There’s more to the record than its innovative sound, though. The best tracks on the record are all about missing friends and being in love. It being a quarantine record, life at home is on full display. The “7 years” lyric, “So I made my house a home with you / I’m right here and it feels brand new,” seems to reference Charli appreciating sharing her space with her long-term partner. In “c2.0,” Charli takes the hook from friendship anthem “Click” from her last record and uses it to express her appreciation for her friends despite their current separation: “We were so in love, so we let go / Took it in our lungs, then we all choked / Long drive, so divine when the sun showed / My clique running through my mind like a rainbow.”

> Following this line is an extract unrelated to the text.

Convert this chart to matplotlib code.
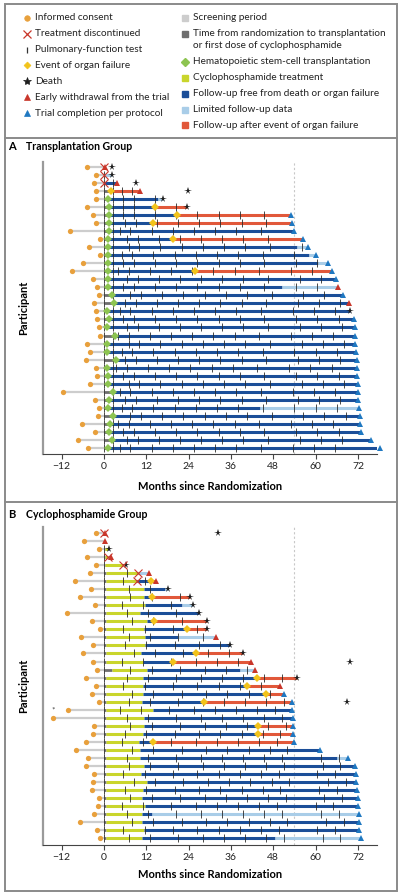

Charli’s songs are nothing if not evocative. Combined with the often dreamy production of the album, these songs are emotionally resonant at the same time that they are fun to dance to. The opening track “pink diamond” encapsulates the manic if-I-don’t-get-out-of-here-right-now-I’ll-explode feeling that self-isolation sporadically produces. Being “on the video chat,” but “want[ing] to go real hard” is something we’re all getting used to. In the meantime, how i’m feeling now is here to help us through.
We actually can go hard to the record once we’re out of quarantine and can go see live music again, but until then it’s been great for solo listening sessions and crying a bit about how much I want to see my friends. More than anything, the record is about wanting to connect despite our fears for the future. Since the record came out, Charli has taken to social media to voice her discontent, saying, “I was so focused on pushing myself, finishing my work and distracting myself from the actuality of the current state of the world that now I’ve come out the other side I feel very lost, overwhelmed and fragile [sic].” She called for her fans and friends to slow down and focus on letting yourself “do what you want.” The note ties in nicely to the record: Things are really hard right now, so it’s just as important as it’s ever been that we find joy in our lives.